To the extent that you buy property subject to these reservations, you have no property interest to pass onto your children that somehow clawback the reservations from the person who lawfully controls them. Your purchase of the property never considered that nor was compensation provided for it.
This isn't pledging your grandchildren to perform services. This is owning only a partial bundle of the sticks that make up the property and thus being all you own of that property, will be all you can ever convey or devise to your heirs.
That is a very clear and elegant explanation, thank you. (Really.)
If I understand you correctly, the property interest we could call "fence building authority" belongs to someone else, not me, since the seller himself had no such rights to give me.
But then, in the absence of a HOA or some other group formally named in the deed, who does hold the fence building authority? Somebody must own it.
Unless the claim is that once some seller forbids a particular use in a deed, that property interest disappears and no longer exists at all?
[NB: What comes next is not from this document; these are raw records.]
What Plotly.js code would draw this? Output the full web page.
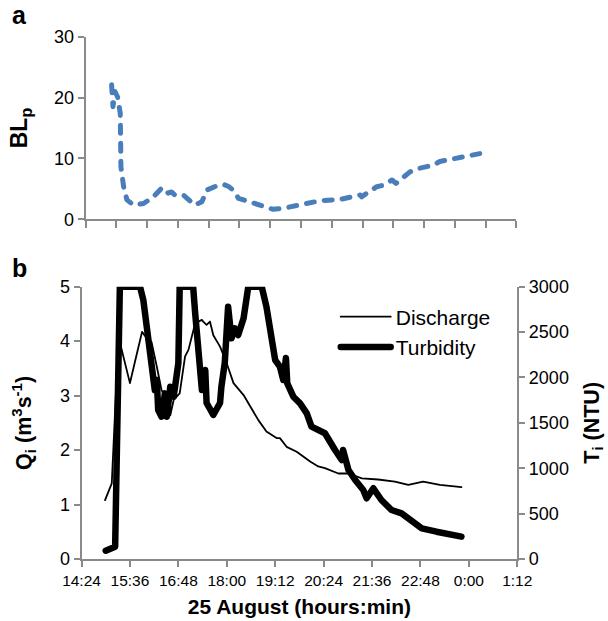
<!DOCTYPE html>
<html>
<head>
<meta charset="utf-8">
<script src="https://cdn.plot.ly/plotly-3.0.1.min.js"></script>
<style>html,body{margin:0;padding:0;background:#fff;}#chart{width:608px;height:621px;}
#chart .js-line{stroke-linecap:round;stroke-linejoin:round;}</style>
</head>
<body>
<div id="chart"></div>
<script>
// Panel a: BLp
const blpTimes = ["15:03","15:05","15:08","15:12","15:16","15:17","15:21","15:26","15:36","15:51","16:06","16:18","16:23","16:28","16:33","16:38","16:51","16:58","17:08","17:19","17:26","17:39","17:51","17:59","18:06","18:14","18:29","18:46","19:06","19:21","19:42","20:17","20:47","21:17","21:19","21:42","21:52","22:05","22:11","22:17","22:32","22:47","23:07","23:17","23:37","23:52","00:17"];
const blpValues = [22.1,18.5,21.0,20.1,17.4,8.6,5.4,3.2,2.35,2.6,3.7,5.1,5.1,4.3,4.5,4.0,4.0,3.2,2.35,2.9,4.8,5.4,5.75,5.4,4.8,3.45,2.9,2.35,1.64,1.8,2.35,3.06,3.28,4.0,3.7,5.36,5.6,6.46,5.9,6.46,7.8,8.4,8.9,9.5,10.0,10.3,10.8];

// Panel b: discharge (m3/s)
const qTimes = ["14:59","15:09","15:19","15:36","15:44","15:54","16:03","16:08","16:16","16:23","16:31","16:36","16:41","16:50","16:58","17:03","17:13","17:23","17:25","17:30","17:35","17:40","17:50","18:00","18:10","18:25","18:35","18:47","18:59","19:14","19:19","19:29","19:44","20:04","20:16","20:26","20:46","21:01","21:21","21:45","22:10","22:30","22:52","23:17","23:49"];
const qValues = [1.08,1.39,4.08,3.23,3.65,4.17,4.02,3.99,3.53,3.10,2.92,2.64,2.92,3.04,3.72,3.84,4.33,4.39,4.36,4.30,4.36,4.11,3.90,3.59,3.23,3.01,2.80,2.55,2.34,2.22,2.22,2.06,1.97,1.79,1.70,1.67,1.57,1.57,1.48,1.46,1.42,1.36,1.42,1.36,1.32];

// Panel b: turbidity (NTU)
const tTimes = ["15:00","15:06","15:14","15:21","15:51","15:56","16:13","16:16","16:18","16:23","16:28","16:31","16:36","16:41","16:48","16:50","17:10","17:13","17:23","17:28","17:30","17:40","17:50","17:52","17:57","18:02","18:07","18:12","18:17","18:25","18:32","18:52","18:59","19:12","19:19","19:24","19:28","19:30","19:39","19:49","19:59","20:06","20:26","20:41","20:51","20:53","21:01","21:11","21:23","21:28","21:38","21:50","22:05","22:20","22:35","22:50","23:12","23:34","23:49"];
const tValues = [91,118,135,3000,3000,2850,1862,1972,1642,1568,1825,1568,1898,1788,2156,3000,3000,2710,1862,2082,1719,1587,1719,1898,2159,2780,2431,2541,2468,2652,3000,3000,2780,2192,2119,1972,2214,1935,1788,1715,1605,1458,1385,1201,1091,1201,980,870,760,669,779,650,540,503,430,338,301,264,246];

const xTickStart = "14:24";
const xTickEnd = "01:12";
const seriesNames = ["Discharge", "Turbidity"];

function toDate(hm) {
  const h = parseInt(hm.split(":")[0], 10);
  return (h < 12 ? "2013-08-26 " : "2013-08-25 ") + hm;
}

const xr = [toDate(xTickStart), toDate(xTickEnd)];
const greyAxis = "#8a8a8a";
const fam = "Liberation Sans, Arial, Helvetica, sans-serif";

const traces = [
  {x: blpTimes.map(toDate), y: blpValues, type: "scatter", mode: "lines", xaxis: "x", yaxis: "y",
   line: {color: "#4a7ebb", width: 5, dash: "8px,10px"}, showlegend: false, name: "BLp"},
  {x: qTimes.map(toDate), y: qValues, type: "scatter", mode: "lines", xaxis: "x2", yaxis: "y2",
   line: {color: "#000", width: 1.8}, name: seriesNames[0]},
  {x: tTimes.map(toDate), y: tValues, type: "scatter", mode: "lines", xaxis: "x2", yaxis: "y3",
   line: {color: "#000", width: 6.5}, name: seriesNames[1]}
];

const axBase = {showgrid: false, zeroline: false, showline: true, linecolor: greyAxis, linewidth: 2,
  ticks: "outside", tickcolor: greyAxis, tickwidth: 2, ticklen: 6, fixedrange: true};

const layout = {
  width: 608, height: 621,
  margin: {l: 60, r: 60, t: 20, b: 40},
  paper_bgcolor: "#fff", plot_bgcolor: "#fff",
  font: {family: fam, color: "#000"},
  showlegend: true,
  legend: {x: 0.565, y: 0.507, xanchor: "left", yanchor: "top", bgcolor: "rgba(0,0,0,0)",
    font: {size: 21, family: fam}, itemwidth: 50, tracegroupgap: 0},
  xaxis: Object.assign({}, axBase, {type: "date", domain: [0.0527, 0.935], anchor: "y", range: xr,
    tick0: xr[0], dtick: 648 * 60000 / 14, showticklabels: false, ticklen: 7}),
  yaxis: Object.assign({}, axBase, {domain: [0.6447, 0.9702], anchor: "x", range: [0, 30], dtick: 10,
    tickfont: {size: 18}, title: {text: "BL<sub>p</sub>", font: {size: 23, weight: "bold"}, standoff: 20}}),
  xaxis2: Object.assign({}, axBase, {type: "date", domain: [0.0441, 0.937], anchor: "y2", range: xr,
    tick0: xr[0], dtick: 72 * 60000, tickformat: "%-H:%M", tickfont: {size: 15.5},
    title: {text: "25 August (hours:min)", font: {size: 21, weight: "bold"}, standoff: 12}}),
  yaxis2: Object.assign({}, axBase, {domain: [0.0392, 0.5246], anchor: "x2", range: [0, 5], dtick: 1,
    tickfont: {size: 18},
    title: {text: "Q<sub>i</sub> (m<sup>3</sup>s<sup>-1</sup>)", font: {size: 21.5, weight: "bold"}, standoff: 22}}),
  yaxis3: Object.assign({}, axBase, {overlaying: "y2", side: "right", anchor: "x2", range: [0, 3000], dtick: 500,
    tickfont: {size: 18},
    title: {text: "T<sub>i</sub> (NTU)", font: {size: 21.5, weight: "bold"}, standoff: 16}}),
  annotations: [
    {text: "<b>a</b>", xref: "paper", yref: "paper", x: -0.103, y: 1.009, xanchor: "left", yanchor: "middle",
     showarrow: false, font: {size: 25, family: fam}},
    {text: "<b>b</b>", xref: "paper", yref: "paper", x: -0.103, y: 0.558, xanchor: "left", yanchor: "middle",
     showarrow: false, font: {size: 25, family: fam}}
  ]
};

Plotly.newPlot("chart", traces, layout, {displayModeBar: false, staticPlot: true});
</script>
</body>
</html>
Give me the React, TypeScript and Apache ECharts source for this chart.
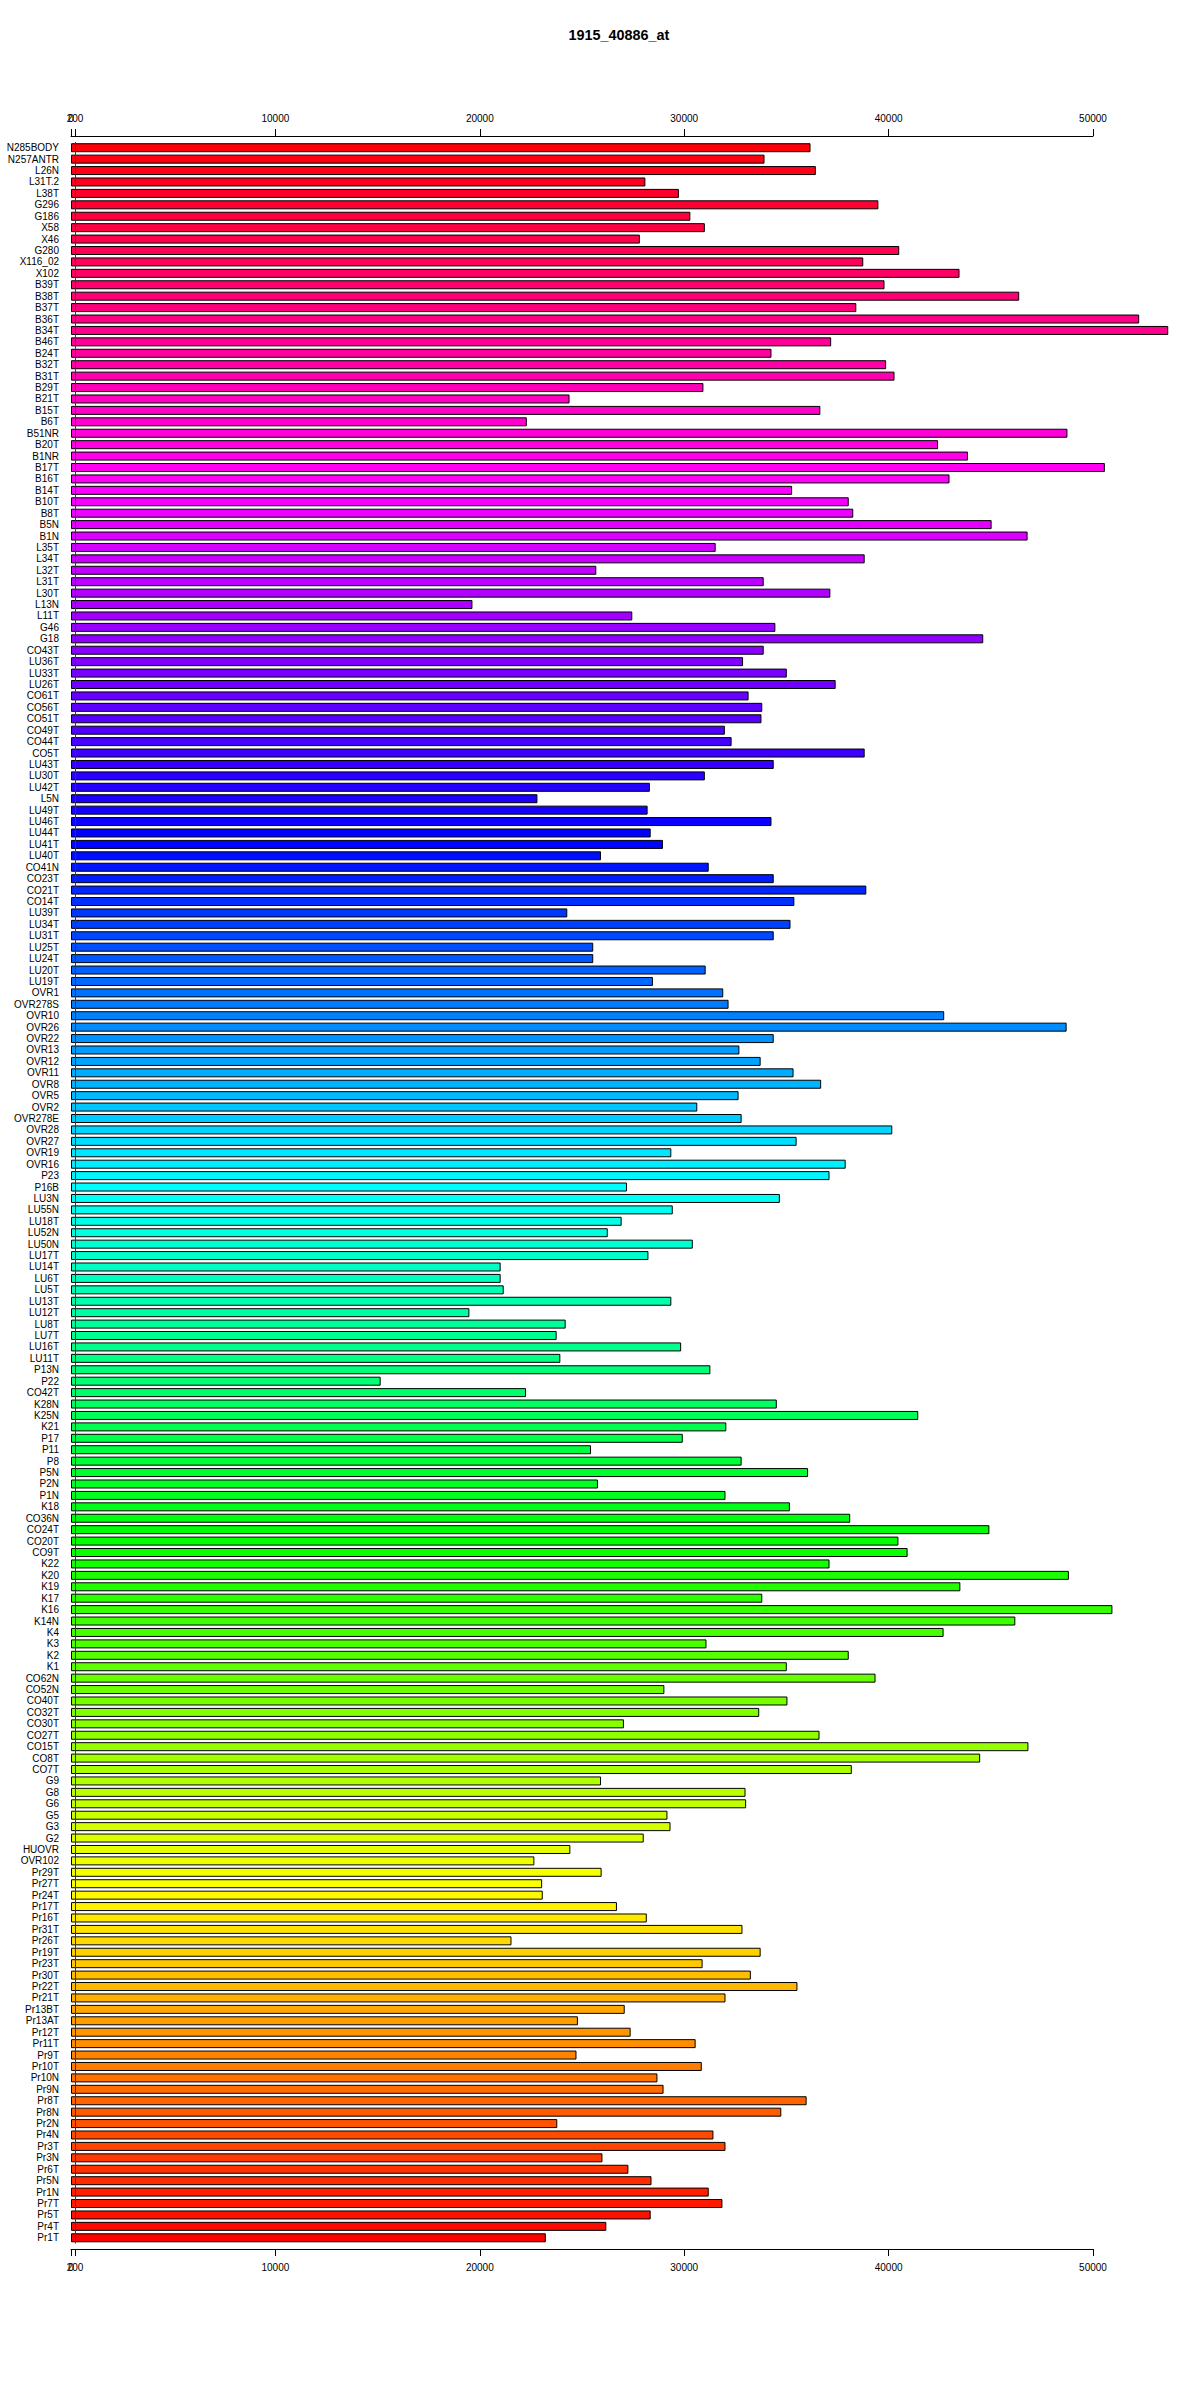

If that's so, then over the course of millenia, every piece of land can only accumulate restrictions never to be undone. Eventually some eccentric seller/buyer pair agree to a restriction that the land may neither be used nor left empty, and the universe implodes in some kind of real estate paradox....
“can only accumulate restrictions”
Well, no, there are various methods to extinguish or retire these kinds of easements. The most obvious example would be the combination of a dominant and servient parcel— though that might not be applicable in this particular HOA situation.
I used to have a house in a fenceless sub with a HMA. You could have a fence for a dog, but it had to be temporary. I went and bought two 25 foot rolls from the local farm supply shop and some long stakes and would roll it all back up once a week for mowing. Took about 5 minutes once I got the system down.
Before that, for a year, we had a stake with a thin cable and would clip the dogs on to let them do their business. Son drove the riding mower over it, so I tipped it on its side to unwind the cable, which was a bad thing for the 4 cycle engine, pulled out the spark plug and other stuff and drained the oil from where it wasn't supposed to be, managed to get it started and let it burn itself clean.
Went and got the fencing! Good times!